Autonomy and purpose

Deep Magic

“Everybody chill out…can’t we just get along?” This was the gut of John Kasich’s remarks regarding the controversial HB-2 legislation passed in North Carolina. A part of me feels sorry for Kasich; whether the question involves same-sex marriage or the emergence of trans/queer concepts of gender and sexuality, he has no firm, convictional allegiance in these debates. Yet he finds himself ever lonelier in a disappearing middle ground. To make matters worse, these questions are not fading away; unceasingly, they bombard the news headlines and are on everyone’s mind, as America continues to descend into a cultural civil war.

Many predicted that the verdict of Obergefell v. Hodges would both settle the disagreement over same-sex marriage (thus establishing a “right” side of history) and conclude the extent of institutional social change. But now we see that the culture war is far from over and that the moral revolution has much farther to fly. This raises an important question, which is, “Just how far will these winds take us?” Finding the answer requires us to evaluate the nature of our society’s transformation.
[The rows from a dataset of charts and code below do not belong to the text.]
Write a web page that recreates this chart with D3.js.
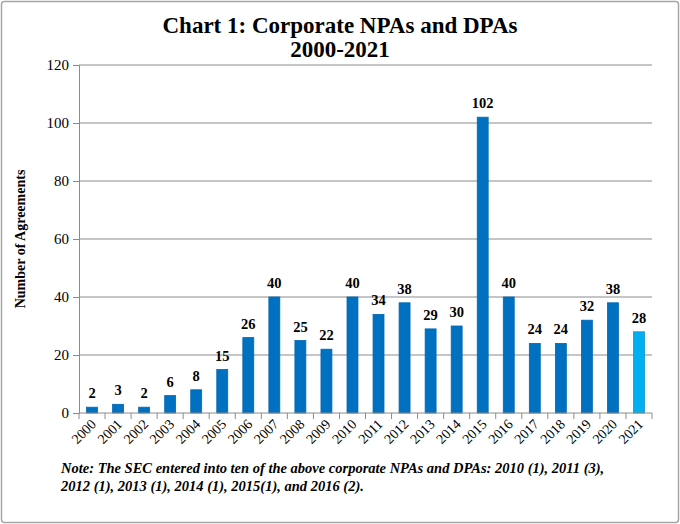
<!DOCTYPE html>
<html><head><meta charset="utf-8">
<script src="https://cdn.jsdelivr.net/npm/d3@7/dist/d3.min.js"></script>
<style>body{margin:0;background:#fff;}svg{display:block;}svg text{font-family:"Liberation Serif","Times New Roman",serif !important;}</style>
</head><body>
<svg id="c" width="680" height="524"></svg>
<script>
const years = ["2000","2001","2002","2003","2004","2005","2006","2007","2008","2009","2010","2011","2012","2013","2014","2015","2016","2017","2018","2019","2020","2021"];
const agreements = [2,3,2,6,8,15,26,40,25,22,40,34,38,29,30,102,40,24,24,32,38,28];
const yTicks = [0,20,40,60,80,100,120];
const titleLines = ["Chart 1: Corporate NPAs and DPAs","2000-2021"];
const noteLines = ["Note: The SEC entered into ten of the above corporate NPAs and DPAs: 2010 (1), 2011 (3),","2012 (1), 2013 (1), 2014 (1), 2015(1), and 2016 (2)."];

const svg = d3.select("#c");
svg.append("rect").attr("x",1.5).attr("y",1.5).attr("width",677).attr("height",521).attr("rx",3)
  .attr("fill","#fff").attr("stroke","#a6a6a6").attr("stroke-width",1.5);

const m = {left:79, right:652, top:65, bottom:413};
const x = d3.scaleBand().domain(years).range([m.left,m.right]).paddingInner(0.58).paddingOuter(0.29);
const y = d3.scaleLinear().domain([0,120]).range([m.bottom,m.top]);

svg.append("g").selectAll("line").data(yTicks.filter(d=>d>0)).join("line")
  .attr("x1",m.left).attr("x2",m.right).attr("y1",d=>y(d)).attr("y2",d=>y(d))
  .attr("stroke","#8c8c8c").attr("stroke-width",1);

const ya = svg.append("g").attr("transform",`translate(${m.left},0)`)
  .call(d3.axisLeft(y).tickValues(yTicks).tickSize(6).tickPadding(4));
ya.select(".domain").attr("stroke","#8c8c8c");
ya.selectAll(".tick line").attr("stroke","#8c8c8c");
ya.selectAll("text").attr("font-size",15).attr("fill","#000");

svg.append("g").selectAll("rect").data(years).join("rect")
  .attr("x",d=>x(d)).attr("width",x.bandwidth())
  .attr("y",(d,i)=>y(agreements[i])).attr("height",(d,i)=>y(0)-y(agreements[i]))
  .attr("fill",(d,i)=>i===years.length-1?"#00b0f0":"#0070c0")
  .attr("stroke",(d,i)=>i===years.length-1?"#1a8fd0":"#0067b3").attr("stroke-width",0.8);

svg.append("g").selectAll("text").data(years).join("text")
  .attr("x",d=>x(d)+x.bandwidth()/2).attr("y",(d,i)=>y(agreements[i])-9)
  .attr("text-anchor","middle").attr("font-size",14.5).attr("font-weight","bold")
  .text((d,i)=>agreements[i]);

const step = x.step();
svg.append("line").attr("x1",m.left).attr("x2",m.right).attr("y1",m.bottom).attr("y2",m.bottom).attr("stroke","#8c8c8c");
const bounds = d3.range(years.length+1).map(i=>m.left+i*step);
svg.append("g").selectAll("line").data(bounds).join("line")
  .attr("x1",d=>d).attr("x2",d=>d).attr("y1",m.bottom).attr("y2",m.bottom+6).attr("stroke","#8c8c8c");
svg.append("g").selectAll("text").data(years).join("text")
  .attr("transform",d=>`translate(${x(d)+x.bandwidth()/2+5},${m.bottom+12}) rotate(-45)`)
  .attr("text-anchor","end").attr("font-size",14).text(d=>d);

svg.append("text").attr("transform",`translate(25,${(m.top+m.bottom)/2}) rotate(-90)`)
  .attr("text-anchor","middle").attr("font-size",14).attr("font-weight","bold").text("Number of Agreements");

svg.append("g").selectAll("text").data(titleLines).join("text")
  .attr("x",340).attr("y",(d,i)=>33+i*24).attr("text-anchor","middle")
  .attr("font-size",23).attr("font-weight","bold").text(d=>d);

svg.append("g").selectAll("text").data(noteLines).join("text")
  .attr("x",61).attr("y",(d,i)=>473+i*18).attr("font-size",14.5).attr("font-weight","bold").attr("font-style","italic").text(d=>d);
</script>
</body></html>
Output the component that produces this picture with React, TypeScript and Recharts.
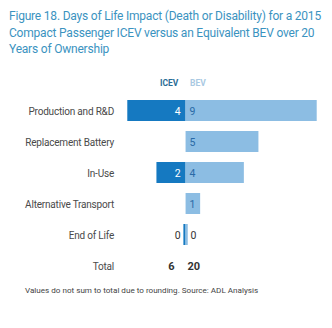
import { BarChart, Bar, XAxis, YAxis, LabelList, ReferenceDot } from "recharts";

const categories = [
  "Production and R&D",
  "Replacement Battery",
  "In-Use",
  "Alternative Transport",
  "End of Life",
  "Total",
];
const icevValues = [4, 0, 2, 0, 0.15, 0];
const bevValues = [9, 5, 4, 1, 0.15, 0];
const icevLabels = ["4", "", "2", "", "0", ""];
const bevLabels = ["9", "5", "4", "1", "0", ""];
const icevTotal = 6;
const bevTotal = 20;

const ICEV_COLOR = "#1579c1";
const BEV_COLOR = "#8cbde3";
const FONT = "Roboto, 'Noto Sans', sans-serif";

const data = categories.map((name, i) => ({
  name,
  icev: -icevValues[i],
  bev: bevValues[i],
  icevLabel: icevLabels[i],
  bevLabel: bevLabels[i],
}));

function CategoryTick(props: any) {
  const { x, y, payload } = props;
  return (
    <text
      x={x - 4}
      y={y}
      dy={4}
      textAnchor="end"
      fontSize={10}
      letterSpacing={-0.2}
      fill="#4a4a4a"
      fontFamily={FONT}
    >
      {payload.value}
    </text>
  );
}

function IcevLabel(props: any) {
  const { x, y, width, height, value } = props;
  if (!value) return null;
  const zero = Math.max(x, x + width);
  const inside = Math.abs(width) > 12;
  return (
    <text
      x={zero - 5}
      y={y + height / 2}
      dy={4}
      textAnchor="end"
      fontSize={10.5}
      fill={inside ? "#ffffff" : "#333333"}
      fontFamily={FONT}
    >
      {value}
    </text>
  );
}

function BevLabel(props: any) {
  const { x, y, width, height, value } = props;
  if (!value) return null;
  const zero = Math.min(x, x + width);
  const inside = Math.abs(width) > 8;
  return (
    <text
      x={zero + (inside ? 4 : 5)}
      y={y + height / 2}
      dy={4}
      textAnchor="start"
      fontSize={10.5}
      fill={inside ? "#2a6aa6" : "#333333"}
      fontFamily={FONT}
    >
      {value}
    </text>
  );
}

function TotalShape(props: any) {
  const { cx, cy } = props;
  return (
    <g fontFamily={FONT} fontSize={11} fontWeight={700} fill="#333333">
      <text x={cx - 11} y={cy} dy={4} textAnchor="end">
        {icevTotal}
      </text>
      <text x={cx + 2} y={cy} dy={4} textAnchor="start">
        {bevTotal}
      </text>
    </g>
  );
}

export default function App() {
  return (
    <div style={{ position: "absolute", left: 0, top: 0, width: 332, height: 328, background: "#fff", fontFamily: FONT }}>
      <div
        style={{
          position: "absolute",
          left: 9,
          top: 8,
          fontSize: 12,
          letterSpacing: -0.2,
          lineHeight: "16.5px",
          color: "#3b93bf",
          whiteSpace: "nowrap",
        }}
      >
        Figure 18. Days of Life Impact (Death or Disability) for a 2015
        <br />
        Compact Passenger ICEV versus an Equivalent BEV over 20
        <br />
        Years of Ownership
      </div>
      <div style={{ position: "absolute", left: 160, top: 78, fontSize: 8.5, fontWeight: 700, color: "#2b6d96" }}>ICEV</div>
      <div style={{ position: "absolute", left: 190, top: 78, fontSize: 8.5, fontWeight: 700, color: "#a9c9e2" }}>BEV</div>
      <BarChart
        width={332}
        height={328}
        data={data}
        layout="vertical"
        stackOffset="sign"
        barSize={21}
        margin={{ top: 95, right: 8, bottom: 47, left: 0 }}
      >
        <XAxis type="number" domain={[-4.5, 9.5]} hide />
        <YAxis
          type="category"
          dataKey="name"
          width={120}
          axisLine={false}
          tickLine={false}
          tickSize={0}
          tick={<CategoryTick />}
        />
        <Bar dataKey="icev" stackId="a" fill={ICEV_COLOR} isAnimationActive={false}>
          <LabelList dataKey="icevLabel" content={<IcevLabel />} />
        </Bar>
        <Bar dataKey="bev" stackId="a" fill={BEV_COLOR} isAnimationActive={false}>
          <LabelList dataKey="bevLabel" content={<BevLabel />} />
        </Bar>
        <ReferenceDot x={0} y="Total" r={1} shape={<TotalShape />} />
      </BarChart>
      <div style={{ position: "absolute", left: 25, top: 285, fontSize: 8.1, color: "#444", whiteSpace: "nowrap" }}>
        Values do not sum to total due to rounding. Source: ADL Analysis
      </div>
    </div>
  );
}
Today we stand in the midst of a moral revolution. Not a moral change, but a revolution. Albert Mohler makes a brilliant distinction between these two that allows us to understand what is happening in our society. On the one hand, a moral change is the fleshing out of a foundational moral framework. For instance, the abolition of slavery in the 1860s and the Jim Crowe laws in the 1960s reflect the gradual, consistent application to society of the moral principle that all humans are created equal. Meanwhile, a moral revolution is the renunciation and overthrow of a society’s deepest moral principles and their replacement with an alternative moral framework. America’s recent redefinition of marriage and the current LGBTQ revolution fall into this latter category.

Marriage has classically been recognized as the most foundational institution in all of society. As an institution, it is exceedingly beneficial to mankind and arguably the bedrock of civilization. Consider this report by the Brookings Institute, which regards marriage between adults as one of the greatest predictors of living above the poverty line in America, alongside graduating high school and working a full time job. The Judeo-Christian worldview, which has been instrumental in the development of Western civilization, understands marriage to have been defined and established by God alongside the creation of human beings as male and female.

Meanwhile, the LGBTQ movement seeks to renounce the Judeo-Christian worldview in such a radical way that it is not simply desiring to depart from the Judeo-Christian moral framework, but from any sense of an objectively ordered creation. This is essential for the LGBTQ movement’s ideological integrity, given that it advocates a radical autonomy that is guided by the authority of subjective experience. In other words, it claims that every person’s subjective experience is an absolute reality that must be recognized as such in the public square and by every individual. Any objective understanding of reality that might conflict with a person’s subjective, autonomous understanding of reality is perceived as a threat.

The proponents of the moral revolution take this so seriously that they even turn against their own when transgender individuals don’t subscribe to complete subjectivity of experience. For example, when Caitlin Jenner inadvertently held up a binary understanding of gender, leaders of the LGBTQ movement lashed out. Jacob Tobia’s reaction and others like it are vital to protecting the integrity of their cause—not because they perceived Jenner as a “bigot,” a “homophobe” or a “transphobe,” but because anything other than a complete deconstruction of gender via “gender fluidity” limits this unbounded autonomy, which is the ability to define what something is by an act of sheer personal will.

Removing the objective framework in society requires re-engineering the building blocks of society at the most fundamental level. And indeed this is happening, from the debate over bathrooms to the new “gender-neutral” preschools that attempt to eliminate the basic structure of gender binaries through education at a young age. As Albert Mohler puts it, this “moral revolution takes no prisoners.” The end of this revolution is the supremacy of an individual’s will at the expense of any objectivity that threatens to cross it.

John Kasich wants the controversy of marriage and bathrooms to abate so that our culture can reclaim peace, but the reality is that this cultural war is inevitable because it is about something deeper. The reason why there is no intellectual middle ground is that the disagreement at stake is about the fundamental nature of existence. We must ask ourselves, “Is truth, reality and morality objectively defined or autonomously defined?” There is no getting around this dilemma; we must think through the question.

Are we the only measure of ourselves? I don’t think we are. If person X rapes someone, is it only wrong if he decides it is? Or if enough people say it is? Or if it simply has undesirable consequences? None of these make an action truly “wrong” in itself, because for an action to be truly wrong, it must be wrong regardless of time or culture or circumstances. The understanding that such an act is morally wrong, regardless of what people on earth believe about it, requires a transcendent moral code that comes from above—a supreme personal being.

The same God who gives you the basis for real and true justice also tells us who we are, what we are and what it is each of us was made for – to know and have a loving relationship with Him. Is your autonomy worth more to you than that? That is a question only you can answer.

Addison Merryman is a Trinity junior. This is his final column of the semester.